Fear and suspicion

creeper

 

Every day at noon I would walk around the corner from school and meet my mother and the crossing guard.  I was a “home luncher” rather than a “carrier” or a “buyer” meaning I  got to leave school and spend some time just me and my mom.  I am the youngest of five children, the only girl.  I loved lunchtime.

One day I was on my walk home for lunch and a van pulled up in front of me.  A tall man with reddish brown hair and a mustache started walking toward me.  He was saying something that I couldn’t understand, not because it wasn’t English but because I was terrified.  I knew there was something wrong with a stranger getting out of a van walking toward an eight year old girl and trying to talk to her.  I ran to the corner to where my mom and the crossing guard were waiting.  As I did, the van peeled around the corner fast.  I relayed the story to my mom with tears streaming.   I was out of immediate danger but felt fear after that when I would walk home.

I have often thought about that day and wondered, was the man talking to me at all?
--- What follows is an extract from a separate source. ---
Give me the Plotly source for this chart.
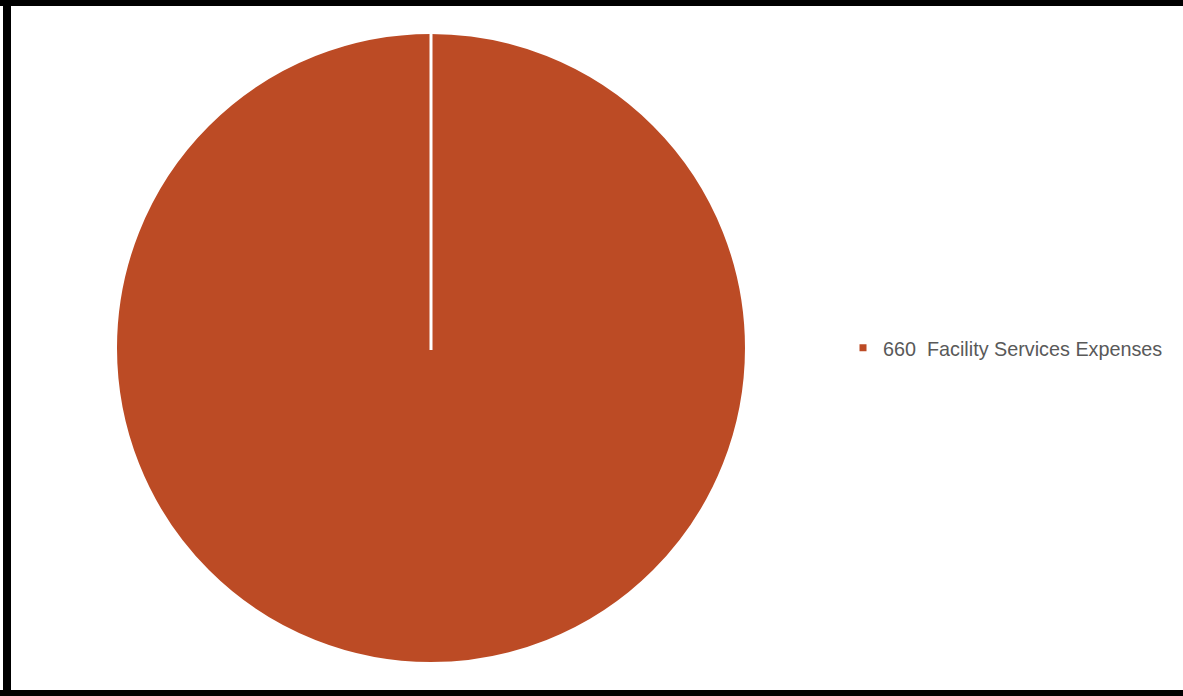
import plotly.graph_objects as go

# Expense breakdown (single category accounts for the whole total)
labels = ["660  Facility Services Expenses"]
values = [100]
colors = ["#BC4B25"]

W, H = 1183, 696

# pie geometry in pixels
cx_px, cy_px, r_px = 431, 348, 314
pad = 2.5  # half of the white slice outline

dom_x = [(cx_px - r_px - pad) / W, (cx_px + r_px + pad) / W]
dom_y = [1 - (cy_px + r_px + pad) / H, 1 - (cy_px - r_px - pad) / H]

fig = go.Figure(
    go.Pie(
        labels=labels,
        values=values,
        marker=dict(colors=colors, line=dict(color="white", width=5)),
        textinfo="none",
        hoverinfo="label+percent",
        sort=False,
        direction="clockwise",
        rotation=0,
        domain=dict(x=dom_x, y=dom_y),
    )
)

# slice boundary from centre to the 12 o'clock position
cxp = (dom_x[0] + dom_x[1]) / 2
cyp = (dom_y[0] + dom_y[1]) / 2
top = cyp + (r_px) / H
fig.add_shape(type="line", xref="paper", yref="paper",
              x0=cxp, y0=cyp - 2 / H, x1=cxp, y1=top + 1 / H,
              line=dict(color="white", width=3), layer="above")

# black frame around the chart area
frame = dict(color="black")
fig.add_shape(type="line", xref="paper", yref="paper",
              x0=0, x1=1, y0=1 - 3 / H, y1=1 - 3 / H,
              line=dict(frame, width=6))
fig.add_shape(type="line", xref="paper", yref="paper",
              x0=0, x1=1, y0=3 / H, y1=3 / H,
              line=dict(frame, width=6))
fig.add_shape(type="line", xref="paper", yref="paper",
              x0=7 / W, x1=7 / W, y0=0, y1=1,
              line=dict(frame, width=8))

fig.update_layout(
    width=W,
    height=H,
    margin=dict(l=0, r=0, t=0, b=0),
    paper_bgcolor="white",
    plot_bgcolor="white",
    showlegend=True,
    legend=dict(
        x=843 / W,
        xanchor="left",
        y=0.5,
        yanchor="middle",
        font=dict(family="Liberation Sans Narrow, Arial Narrow, Liberation Sans, sans-serif",
                  size=19.8, color="#595959"),
        bgcolor="rgba(0,0,0,0)",
    ),
)

fig.write_html("out.html")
Was he really some kind of a creep?  The school is very close to several highway on ramps and it would have been easy for him to jump on a highway and be long gone before anyone knew.  Maybe he was there to meet his girlfriend and he was talking to himself in anger that she wasn’t there and didn’t have any bad intentions at all toward me.  I will never know what may or may not have been the reason that this situation imprinted itself on me.  Something about it made it different that the thousands of other contacts with people that quickly vanished from my memory.  Perhaps it is just a healthy fear of  strangers, especially those in windowless vans.  Kids have been taken.

About four years after the van incident a girl who lived a few blocks from me went missing.  I knew her but not well.  We were on softball together one season and she was a year older.  She had glasses and short straight blonde hair.   She had a paper route which was a big deal.  That was one of the few jobs a kid could get.  All of my brothers had paper routes and I helped them and wanted to take on a route when I was 13.  But that was never to be.

Writing this is emotional, I have tears in my eyes and a lump in my throat.  I didn’t have the language for it then but now I would say it was surreal, terrifying.  Where was she and why didn’t she come home?  There were 7 blocks between her house and her paper route.  It felt like she would have to turn up, like it was all a mistake.  Being a kid there is a naive sense of hope that kept me focused on her being okay, but also the sense that something was wrong.  All the parents were visibly shaken and when the adults are worried the kids feel it.  Deep down we all knew this wasn’t going to be okay.

They found her.  She was dead. My friends mother explained a little bit of the news story because we didn’t understand what had happened.  Looking back, I wish she hadn’t.  I didn’t need to know how ugly the human mind can be and how a depraved man can steal a beautiful child from this world.  I had nightmares for a long time after that and my seemingly safe little working-class neighborhood suddenly felt like a danger zone.  In my dreams, when I saw her it was either as a scary ghostly floating vision or as one of the kids at school as if nothing had happened.

There was no paper route for me or any other girls in my neighborhood after that.  In gym class we started a pretty aggressive chapter on self-defense.  I remember being scared.  We were learning how to put a man’s nose through his brain or groin kick him to do damage.  I didn’t feel empowered to take out a bad man, I just felt like the bad men could be anywhere and they wanted to get little girls.

As I grew up and the initial fear of being taken began to fade, I started to read books about criminals.  I had this idea that if I understood how they thought and worked then I could spot one and I would be safer for it.  I had a conversation with a friend who was police officer for years and I got some serious wisdom from him.  There is nothing different about these people.  There is no key to it all that will illuminate why someone will wake up today and do something that most of us would never do.  They just make these choices.  That is so sensible and yet also difficult to accept.

The normal quiet man in the blue house with the nice lawn could be a killer, trust your instincts and suspicions.